### [JOB]
What number of lines in the material contain the word "with"? Give that number alone.

### [GIVEN DATA]
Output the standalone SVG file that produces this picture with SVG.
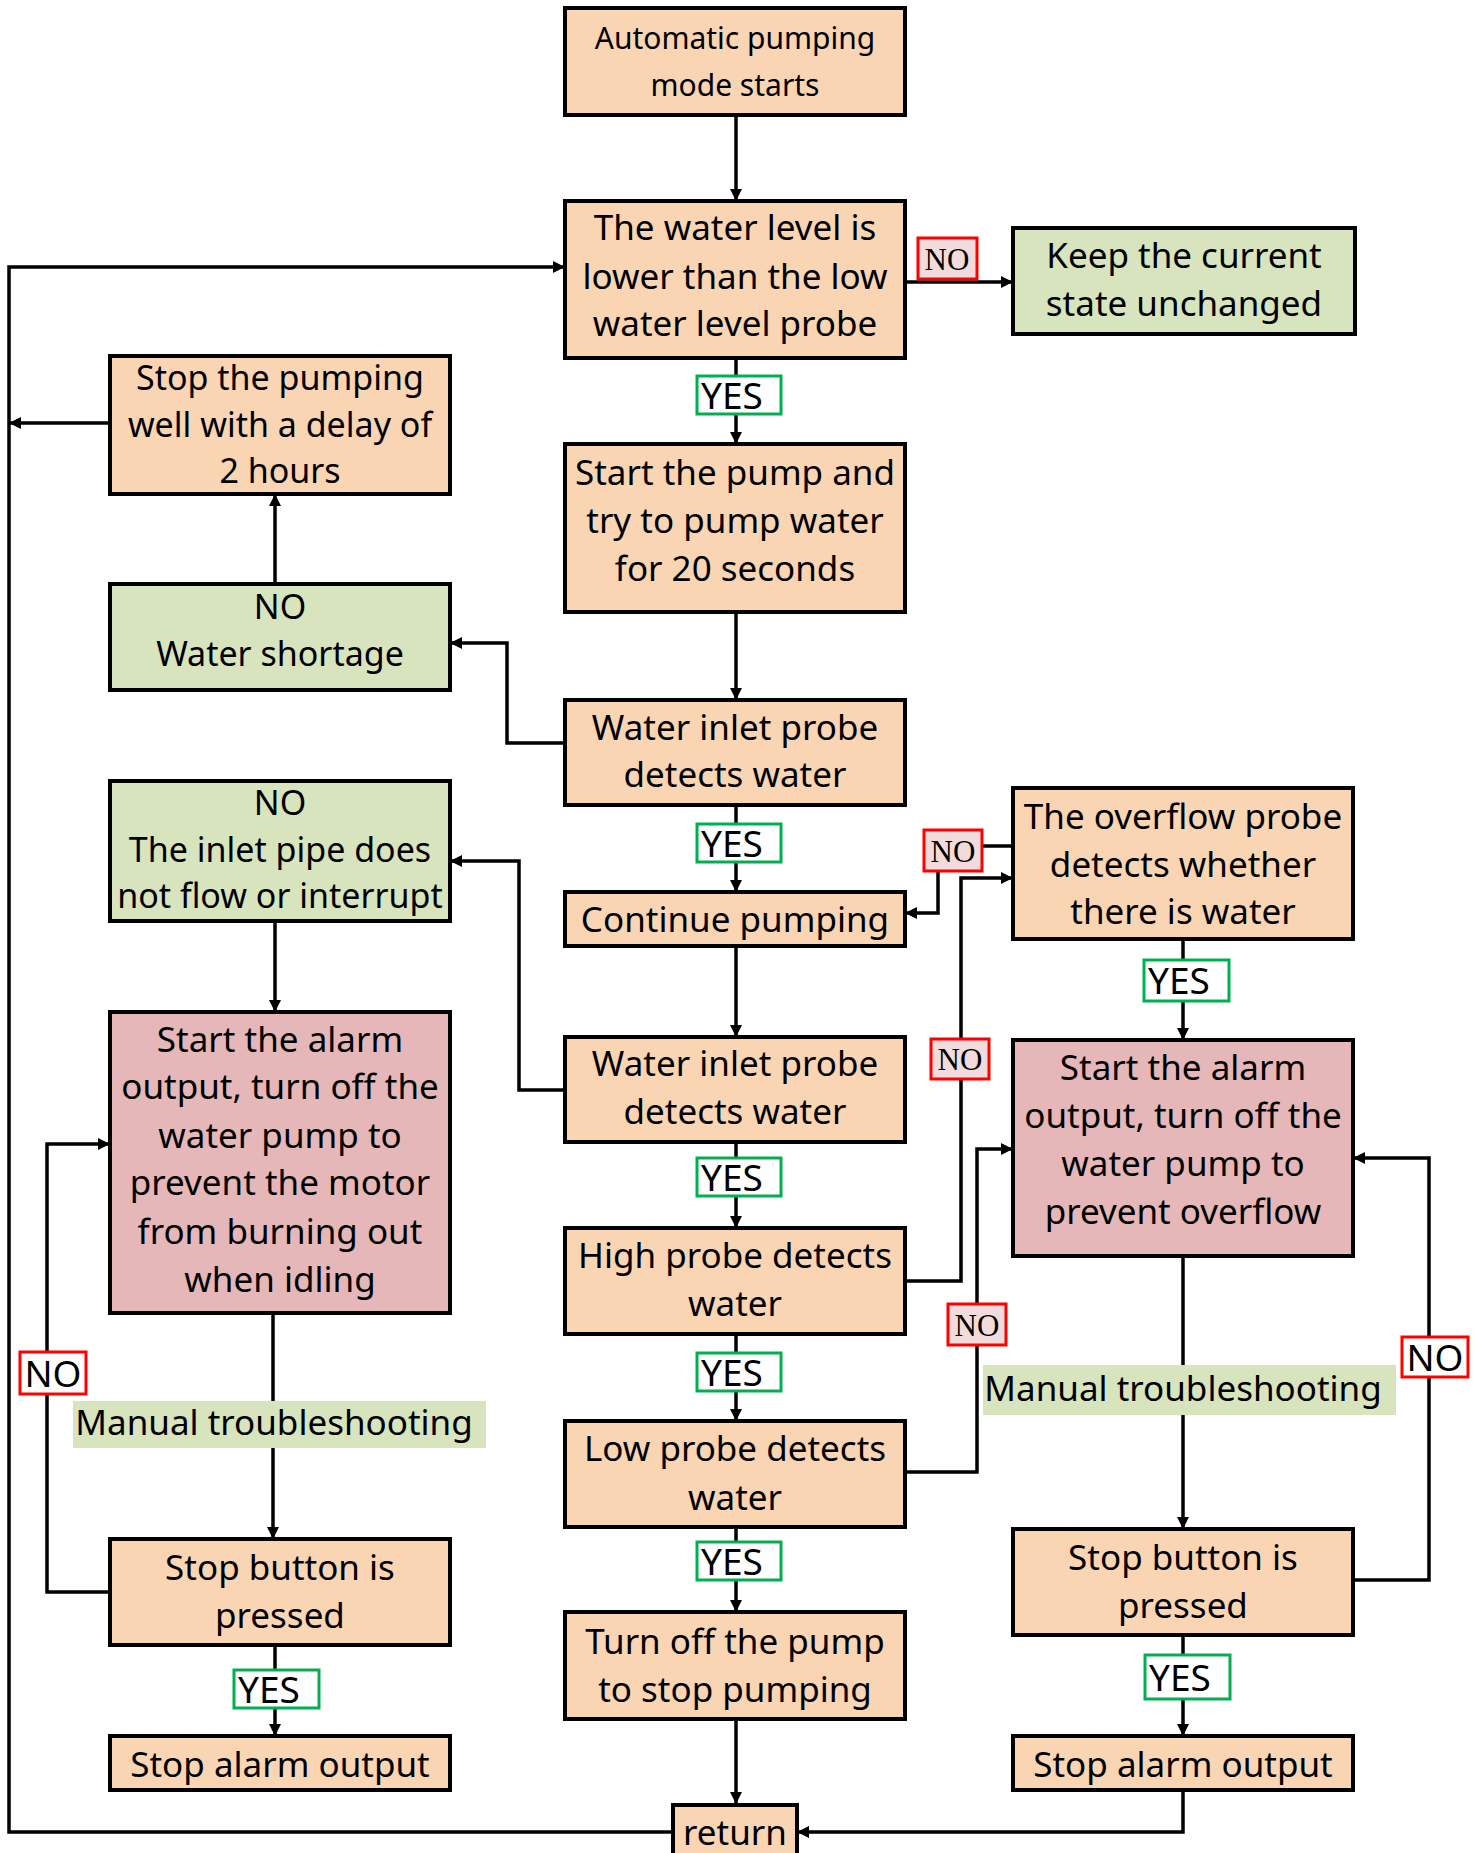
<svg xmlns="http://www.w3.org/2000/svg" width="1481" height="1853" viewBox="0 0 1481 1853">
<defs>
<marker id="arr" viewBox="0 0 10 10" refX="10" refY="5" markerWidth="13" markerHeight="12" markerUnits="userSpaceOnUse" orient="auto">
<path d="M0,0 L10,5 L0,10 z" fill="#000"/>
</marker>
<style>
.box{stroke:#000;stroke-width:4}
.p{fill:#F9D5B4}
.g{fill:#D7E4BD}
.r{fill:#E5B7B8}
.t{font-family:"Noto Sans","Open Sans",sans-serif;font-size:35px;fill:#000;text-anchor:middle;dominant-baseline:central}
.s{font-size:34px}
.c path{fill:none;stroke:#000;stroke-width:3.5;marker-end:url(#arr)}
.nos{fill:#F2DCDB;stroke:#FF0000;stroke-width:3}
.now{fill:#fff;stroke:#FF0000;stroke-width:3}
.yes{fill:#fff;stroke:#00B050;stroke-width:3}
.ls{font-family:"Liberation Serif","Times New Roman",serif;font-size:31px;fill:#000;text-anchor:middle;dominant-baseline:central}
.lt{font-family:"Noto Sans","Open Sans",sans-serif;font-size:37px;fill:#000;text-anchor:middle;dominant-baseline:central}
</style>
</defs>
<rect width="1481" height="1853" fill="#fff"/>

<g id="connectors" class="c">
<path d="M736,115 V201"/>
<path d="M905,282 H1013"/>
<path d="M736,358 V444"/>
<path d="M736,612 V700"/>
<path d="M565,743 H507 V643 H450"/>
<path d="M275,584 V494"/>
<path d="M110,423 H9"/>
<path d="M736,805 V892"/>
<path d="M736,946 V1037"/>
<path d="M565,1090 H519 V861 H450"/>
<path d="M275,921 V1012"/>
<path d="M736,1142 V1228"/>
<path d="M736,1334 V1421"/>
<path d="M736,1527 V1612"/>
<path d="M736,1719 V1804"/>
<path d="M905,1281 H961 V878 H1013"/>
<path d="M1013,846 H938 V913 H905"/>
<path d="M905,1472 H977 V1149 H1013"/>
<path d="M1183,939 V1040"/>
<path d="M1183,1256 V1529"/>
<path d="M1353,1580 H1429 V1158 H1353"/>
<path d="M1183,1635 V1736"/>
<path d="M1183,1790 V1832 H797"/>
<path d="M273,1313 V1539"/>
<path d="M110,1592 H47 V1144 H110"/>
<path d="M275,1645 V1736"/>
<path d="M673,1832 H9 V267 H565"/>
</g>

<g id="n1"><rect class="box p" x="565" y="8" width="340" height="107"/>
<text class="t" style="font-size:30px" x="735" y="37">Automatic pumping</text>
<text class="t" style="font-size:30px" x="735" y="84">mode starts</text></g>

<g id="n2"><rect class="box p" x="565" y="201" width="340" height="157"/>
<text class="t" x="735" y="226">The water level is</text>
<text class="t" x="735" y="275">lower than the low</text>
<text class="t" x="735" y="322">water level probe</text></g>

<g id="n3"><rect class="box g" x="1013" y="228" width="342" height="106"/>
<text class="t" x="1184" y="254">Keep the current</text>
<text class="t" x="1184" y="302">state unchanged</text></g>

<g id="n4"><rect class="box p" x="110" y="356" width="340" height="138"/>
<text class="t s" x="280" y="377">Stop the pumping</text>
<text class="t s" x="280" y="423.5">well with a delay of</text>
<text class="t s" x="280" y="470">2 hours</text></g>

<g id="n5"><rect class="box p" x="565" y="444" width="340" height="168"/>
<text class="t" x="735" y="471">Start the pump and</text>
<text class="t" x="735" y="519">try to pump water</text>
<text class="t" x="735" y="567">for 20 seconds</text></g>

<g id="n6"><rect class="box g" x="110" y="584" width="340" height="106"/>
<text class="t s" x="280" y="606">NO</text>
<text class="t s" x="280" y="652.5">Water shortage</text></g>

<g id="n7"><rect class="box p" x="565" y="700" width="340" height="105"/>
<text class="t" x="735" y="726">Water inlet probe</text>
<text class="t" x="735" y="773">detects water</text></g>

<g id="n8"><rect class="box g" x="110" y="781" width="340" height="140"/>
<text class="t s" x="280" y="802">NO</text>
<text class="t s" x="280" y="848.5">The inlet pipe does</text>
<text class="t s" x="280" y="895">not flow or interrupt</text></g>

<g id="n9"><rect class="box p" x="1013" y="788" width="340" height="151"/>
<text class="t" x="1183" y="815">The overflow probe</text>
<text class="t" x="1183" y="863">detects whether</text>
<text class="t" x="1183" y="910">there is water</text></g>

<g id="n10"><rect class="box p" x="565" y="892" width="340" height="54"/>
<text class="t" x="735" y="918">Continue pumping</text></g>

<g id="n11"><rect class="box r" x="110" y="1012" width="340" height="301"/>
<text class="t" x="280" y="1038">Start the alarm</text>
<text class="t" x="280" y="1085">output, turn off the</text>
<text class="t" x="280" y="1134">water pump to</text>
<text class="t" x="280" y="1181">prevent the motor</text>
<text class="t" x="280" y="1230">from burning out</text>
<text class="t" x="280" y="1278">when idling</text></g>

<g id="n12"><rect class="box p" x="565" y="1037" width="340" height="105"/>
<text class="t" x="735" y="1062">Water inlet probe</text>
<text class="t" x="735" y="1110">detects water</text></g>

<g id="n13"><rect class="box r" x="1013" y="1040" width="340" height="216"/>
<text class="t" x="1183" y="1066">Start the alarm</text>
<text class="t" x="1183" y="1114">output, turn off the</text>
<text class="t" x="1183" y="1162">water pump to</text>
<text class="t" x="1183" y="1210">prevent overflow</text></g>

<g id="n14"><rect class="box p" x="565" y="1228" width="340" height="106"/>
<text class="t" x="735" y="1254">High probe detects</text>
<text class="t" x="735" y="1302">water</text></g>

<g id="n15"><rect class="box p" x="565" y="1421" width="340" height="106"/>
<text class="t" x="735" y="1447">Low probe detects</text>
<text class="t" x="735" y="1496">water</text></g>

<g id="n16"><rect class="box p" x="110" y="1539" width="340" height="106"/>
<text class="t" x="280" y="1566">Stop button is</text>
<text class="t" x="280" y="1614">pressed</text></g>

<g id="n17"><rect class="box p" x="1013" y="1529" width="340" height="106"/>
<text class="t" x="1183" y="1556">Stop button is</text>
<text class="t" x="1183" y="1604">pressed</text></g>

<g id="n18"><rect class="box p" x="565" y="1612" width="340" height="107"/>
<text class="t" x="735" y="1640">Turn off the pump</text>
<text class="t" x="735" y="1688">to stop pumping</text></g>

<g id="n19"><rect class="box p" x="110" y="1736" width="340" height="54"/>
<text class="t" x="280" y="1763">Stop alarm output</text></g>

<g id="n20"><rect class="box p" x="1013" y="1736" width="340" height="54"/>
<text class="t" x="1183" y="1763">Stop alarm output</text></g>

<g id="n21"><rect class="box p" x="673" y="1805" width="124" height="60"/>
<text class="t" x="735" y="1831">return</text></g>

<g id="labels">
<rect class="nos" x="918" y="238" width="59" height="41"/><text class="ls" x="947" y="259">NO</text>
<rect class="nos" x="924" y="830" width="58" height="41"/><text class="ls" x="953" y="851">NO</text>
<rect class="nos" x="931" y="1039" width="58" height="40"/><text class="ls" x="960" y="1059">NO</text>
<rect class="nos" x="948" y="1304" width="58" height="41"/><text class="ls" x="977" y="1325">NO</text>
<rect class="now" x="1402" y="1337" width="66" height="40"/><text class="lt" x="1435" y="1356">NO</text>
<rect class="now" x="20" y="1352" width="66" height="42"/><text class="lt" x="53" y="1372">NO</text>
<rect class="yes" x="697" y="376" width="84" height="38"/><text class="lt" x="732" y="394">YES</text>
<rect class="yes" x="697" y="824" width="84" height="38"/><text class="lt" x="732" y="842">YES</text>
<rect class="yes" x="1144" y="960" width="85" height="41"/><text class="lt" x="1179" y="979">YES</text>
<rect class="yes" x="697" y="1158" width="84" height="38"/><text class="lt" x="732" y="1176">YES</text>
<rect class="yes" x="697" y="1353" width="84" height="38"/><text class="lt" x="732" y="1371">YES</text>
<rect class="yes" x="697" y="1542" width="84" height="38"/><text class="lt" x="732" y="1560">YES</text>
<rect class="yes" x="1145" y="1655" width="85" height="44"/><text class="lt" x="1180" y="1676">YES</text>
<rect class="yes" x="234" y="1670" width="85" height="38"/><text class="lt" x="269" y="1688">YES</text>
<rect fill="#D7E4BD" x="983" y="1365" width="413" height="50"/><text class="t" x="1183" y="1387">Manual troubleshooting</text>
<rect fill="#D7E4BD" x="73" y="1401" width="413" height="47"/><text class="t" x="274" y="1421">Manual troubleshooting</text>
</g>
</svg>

### [EXERCISE SOLUTION]
2